His first sack of the day, which occurred in the second quarter, had little to do with his athleticism, though. Instead, it came as a result of poor offensive line play from Cal.
With that, let’s go to the tape.
Facing a third-and-five at their own 45-yard line, the Bears line up in the shotgun. After two fumbles by Goff, they’re already trailing 14-0 with more than 11 minutes remaining in the first half. A first down on this play is crucial in order to extend the drive and give them a chance to get back into the game.
Next to Goff is running back Tre Watson, who is on Goff’s left and is going to swing out toward the left sideline at the onset of the play. Farther to the left and hugging the line of scrimmage is a wide receiver — he’s going to run a deep-in route. On the same side of the field but closer to Goff is Bryce Treggs. Operating out of the left slot, Treggs will run a shorter in-route. On the far right of the formation is Maurice Harris, who runs a streak down the field. And, in the right slot is Stephen Anderson — he runs an intermediate out-route.
Washington, meanwhile, is in a fairly conservative defense. The Huskies rush four players and throw the rest into a soft zone coverage. As Dykes alluded to, the safeties are roughly 15 yards deep. The linebackers are five yards from the line of scrimmage.
It’s really not worth watching any of the wide receivers or the coverage on this particular play, however, as Goff never really has a chance to throw. By the time his receivers are ready for the football, Goff is getting crunched by Kikaha. The only target who has a chance of snagging a quick reception is Watson, but because he’s on Goff’s blindside, he’s basically invisible to his quarterback.
Instead, it’s worth keeping an eye on the offensive line. It only takes Kikaha two seconds to sack Goff. Despite the Bears’ 5-to-4 matchup advantage in terms of offensive linemen versus pass rushers, Kikaha is granted a free shot at Goff.
Kikaha is lined up over the top of Cal’s left tackle, Steven Moore. As the buck linebacker, Kikaha plays the role of outside linebacker. And while he’s often in charge of containment — making sure runners can’t reverse their field and exploit overzealous defenses — he’s also a frequent blitzer.
On this particular blitz, he doesn’t make a move to beat Moore — he just runs right past him. When the ball is snapped, Moore, for whatever reason, doesn’t even look at Kikaha. Instead, Moore is looking toward the middle of the line of scrimmage, which is already sealed up by his teammates, and Kikaha flies on by.

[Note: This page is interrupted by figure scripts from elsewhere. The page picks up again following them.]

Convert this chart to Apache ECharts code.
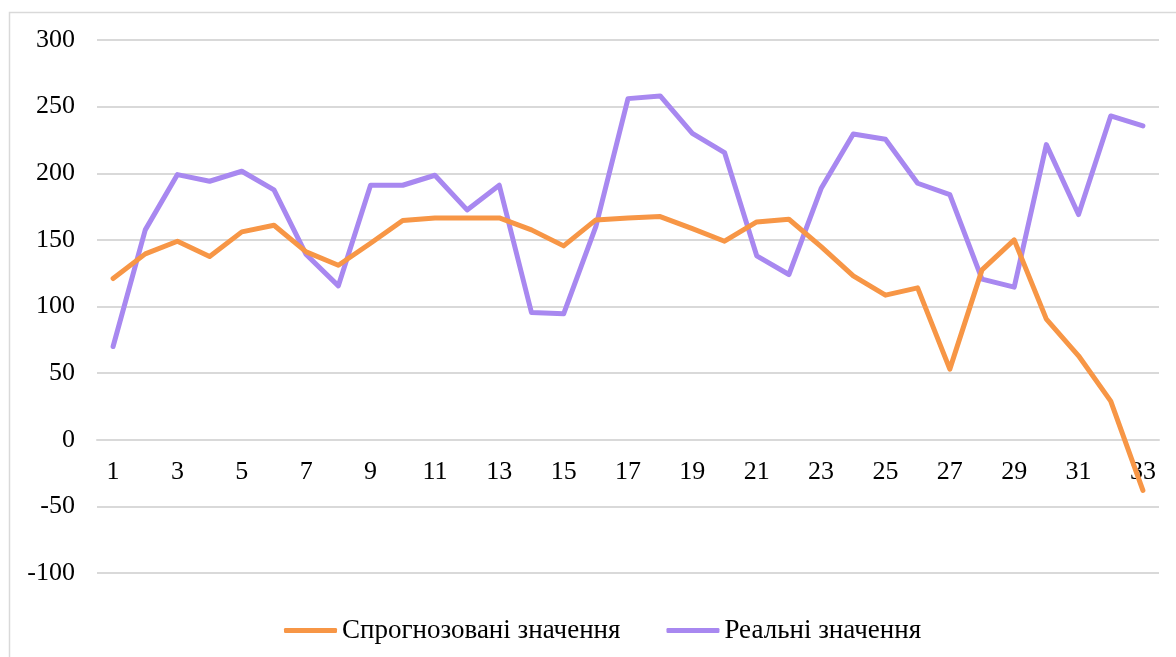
<!DOCTYPE html>
<html>
<head>
<meta charset="utf-8">
<script src="https://cdn.jsdelivr.net/npm/echarts@6/dist/echarts.min.js"></script>
<style>
  html, body { margin: 0; padding: 0; background: #fff; }
  #chart { width: 1176px; height: 657px; }
</style>
</head>
<body>
<div id="chart"></div>
<script>
// Period numbers along the x axis
const categories = Array.from({ length: 33 }, (_, i) => String(i + 1));

// Forecast values
const forecast = [121, 139.5, 149, 137.5, 156, 161, 141, 131, 147.5, 164.5,
  166.5, 166.5, 166.5, 157.5, 145.5, 165, 166.5, 167.5, 158.5, 149,
  163.5, 165.5, 145, 123, 108.5, 114, 53, 127.5, 150, 90.5,
  63, 29, -38];

// Actual values
const actual = [70, 157.5, 199, 194, 201.5, 187.5, 139, 115.5, 191, 191,
  198.5, 172.5, 191, 95.5, 94.5, 160, 256, 258, 230, 215.5,
  138, 124, 188.5, 229.5, 225.5, 192.5, 184, 120.5, 114.5, 221.5,
  169, 243, 235.5];

const seriesNames = ['Спрогнозовані значення', 'Реальні значення'];
const yTicks = { min: -100, max: 300, step: 50 };

const FONT = 'Liberation Serif';
const GRID_COLOR = '#d9d9d9';

// plot area
const GRID = { left: 97, right: 17, top: 40, bottom: 84 };
const plotHeight = 657 - GRID.top - GRID.bottom;
// the category axis sits on the zero line of the value axis
const zeroOffset = -((0 - yTicks.min) / (yTicks.max - yTicks.min)) * plotHeight;

const chart = echarts.init(document.getElementById('chart'), null, { renderer: 'canvas' });

chart.setOption({
  backgroundColor: '#ffffff',
  animation: false,
  textStyle: { fontFamily: FONT },
  graphic: [{
    type: 'rect',
    left: 7, top: 10,
    shape: { x: 0, y: 0, width: 1300, height: 800 },
    style: { fill: 'none', stroke: GRID_COLOR, lineWidth: 1.5 },
    silent: true,
    z: -1
  }],
  grid: Object.assign({ containLabel: false }, GRID),
  legend: {
    left: 279,
    top: 612,
    itemGap: 46,
    itemWidth: 53,
    itemHeight: 5,
    icon: 'roundRect',
    textStyle: { fontFamily: FONT, fontSize: 27, color: '#000' },
    data: seriesNames
  },
  xAxis: {
    type: 'category',
    data: categories,
    boundaryGap: true,
    position: 'bottom',
    offset: zeroOffset,
    axisLine: { show: true, onZero: false, lineStyle: { color: GRID_COLOR, width: 2 } },
    axisTick: { show: false },
    axisLabel: {
      interval: 1,
      margin: 19,
      fontFamily: FONT,
      fontSize: 26,
      color: '#000'
    },
    splitLine: { show: false }
  },
  yAxis: {
    type: 'value',
    min: yTicks.min,
    max: yTicks.max,
    interval: yTicks.step,
    axisLine: { show: false },
    axisTick: { show: false },
    axisLabel: {
      margin: 22,
      fontFamily: FONT,
      fontSize: 26,
      color: '#000'
    },
    splitLine: { show: true, lineStyle: { color: GRID_COLOR, width: 2 } }
  },
  series: [
    {
      name: seriesNames[0],
      type: 'line',
      data: forecast,
      showSymbol: false,
      symbol: 'none',
      color: '#F79646',
      lineStyle: { width: 5, color: '#F79646', cap: 'round', join: 'round' },
      z: 3
    },
    {
      name: seriesNames[1],
      type: 'line',
      data: actual,
      showSymbol: false,
      symbol: 'none',
      color: '#A888F0',
      lineStyle: { width: 5, color: '#A888F0', cap: 'round', join: 'round' },
      z: 2
    }
  ]
});
</script>
</body>
</html>
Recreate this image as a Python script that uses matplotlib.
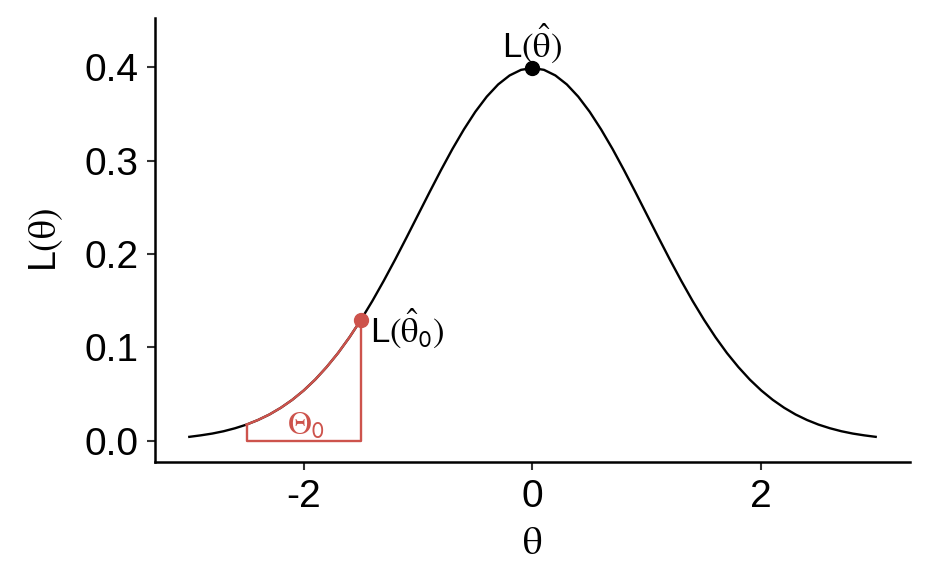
import matplotlib
matplotlib.use("Agg")
import matplotlib.pyplot as plt
import numpy as np

plt.rcParams['font.family'] = ['Liberation Sans', 'DejaVu Sans']
plt.rcParams['mathtext.fontset'] = 'stix'
plt.rcParams['axes.unicode_minus'] = False

# Likelihood curve (grid of theta, step 0.1)
theta = np.linspace(-3, 3, 61)
lik = [0.0044, 0.0060, 0.0079, 0.0104, 0.0136, 0.0175, 0.0224, 0.0283, 0.0355, 0.0440,
       0.0540, 0.0656, 0.0790, 0.0940, 0.1109, 0.1295, 0.1497, 0.1714, 0.1942, 0.2179,
       0.2420, 0.2661, 0.2897, 0.3123, 0.3332, 0.3521, 0.3683, 0.3814, 0.3910, 0.3970,
       0.3989,
       0.3970, 0.3910, 0.3814, 0.3683, 0.3521, 0.3332, 0.3123, 0.2897, 0.2661, 0.2420,
       0.2179, 0.1942, 0.1714, 0.1497, 0.1295, 0.1109, 0.0940, 0.0790, 0.0656, 0.0540,
       0.0440, 0.0355, 0.0283, 0.0224, 0.0175, 0.0136, 0.0104, 0.0079, 0.0060, 0.0044]
lik = np.array(lik)

# restricted region Theta_0 and the two maxima
region_lo, region_hi = -2.5, -1.5
mle_x, mle_y = 0.0, 0.3989
mle0_x, mle0_y = -1.5, 0.1295

red = '#CD534C'

fig = plt.figure(figsize=(9.32, 5.82), dpi=100)
ax = fig.add_axes([0.1663, 0.2062, 0.8101, 0.7628])

ax.plot(theta, lik, color='black', lw=1.7)

mask = (theta >= region_lo - 1e-9) & (theta <= region_hi + 1e-9)
rx = theta[mask]
ry = lik[mask]
ax.plot(rx, ry, color=red, lw=1.7)
ax.plot([region_lo, region_lo, region_hi, region_hi], [ry[0], 0, 0, ry[-1]], color=red, lw=1.7)

ax.plot(mle_x, mle_y, 'o', color='black', ms=10)
ax.plot(mle0_x, mle0_y, 'o', color=red, ms=10)

ax.text(mle_x, mle_y + 0.003, r'L$(\hat{\mathrm{\theta}})$', ha='center', va='bottom', fontsize=25)
ax.text(mle0_x + 0.08, mle0_y - 0.009, r'L$(\hat{\mathrm{\theta}}_{\mathsf{0}})$', ha='left', va='center',
        fontsize=25)
ax.text((region_lo + region_hi) / 2 + 0.02, 0.016, r'$\Theta_{\mathsf{0}}$', ha='center', va='center',
        fontsize=24, color=red)

ax.set_xlim(-3.3, 3.3)
ax.set_ylim(-0.0225, 0.4524)
ax.set_xticks([-2, 0, 2])
ax.set_yticks([0.0, 0.1, 0.2, 0.3, 0.4])
ax.set_yticklabels(['0.0', '0.1', '0.2', '0.3', '0.4'])

ax.set_xlabel(r'$\mathrm{\theta}$', fontsize=28, labelpad=8)
ax.set_ylabel(r'L$(\mathrm{\theta})$', fontsize=27, labelpad=14)

for s in ['top', 'right']:
    ax.spines[s].set_visible(False)
for s in ['left', 'bottom']:
    ax.spines[s].set_linewidth(1.8)
ax.tick_params(axis='both', length=6, width=1.5, color='#333333', labelsize=28, pad=6)

fig.savefig('out.png', dpi=100)
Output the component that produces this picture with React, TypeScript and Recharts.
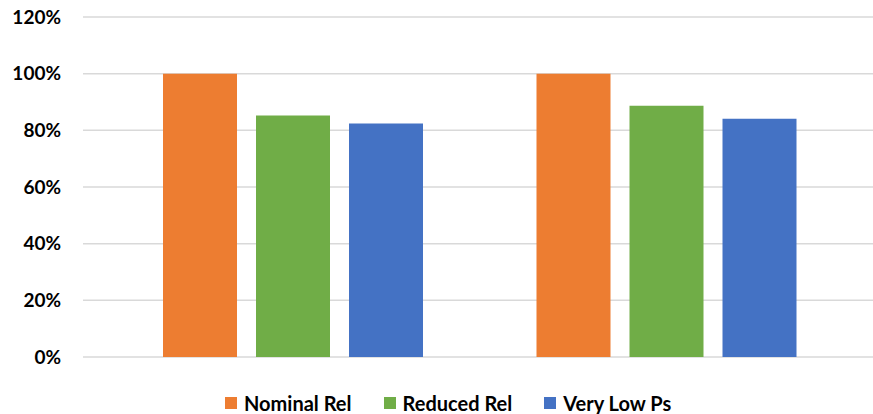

And Goff, who is just beginning to go through his reads on the right side of the field, doesn’t even have a chance. He’s not expecting immediate pressure, he’s expecting time in the pocket to find a receiver downfield.
After the play, the Pac-12 Networks’ analyst tried to explain the reason for Kikaha’s free lane.
“This is going to be a slide protection. The tackle doesn’t take him. The tackle either thought that the back had him, or the quarterback should have readjusted. There was a miscommunication.”
At its most basic level, a slide protection typically means the offensive line is in a zone-blocking scheme. Each lineman isn’t assigned a man to block, they’re assigned a zone. What the analyst is saying is that Moore was either assigned the wrong zone to block and thought Watson, a 5-foot-10 running back, was going to block Kikaha, a 6-foot-3 linebacker, or Jared Goff should have adjusted the protection so Moore knew he was to block the lane Kikaha shot through. Of course, there’s also the possibility that Moore just messed up and should have blocked Kikaha.
We’ll never know. Unfortunately, it’s impossible to know the reason Kikaha went unblocked. Regardless of whose fault it was, it’s a mistake Cal can’t afford to make.
Kikaha, of course, would go on to sack Goff three more times. At least two of those sacks weren’t a product of miscommunication or missed assignment — Kikaha just simply overpowered and blazed past his assigned blocker.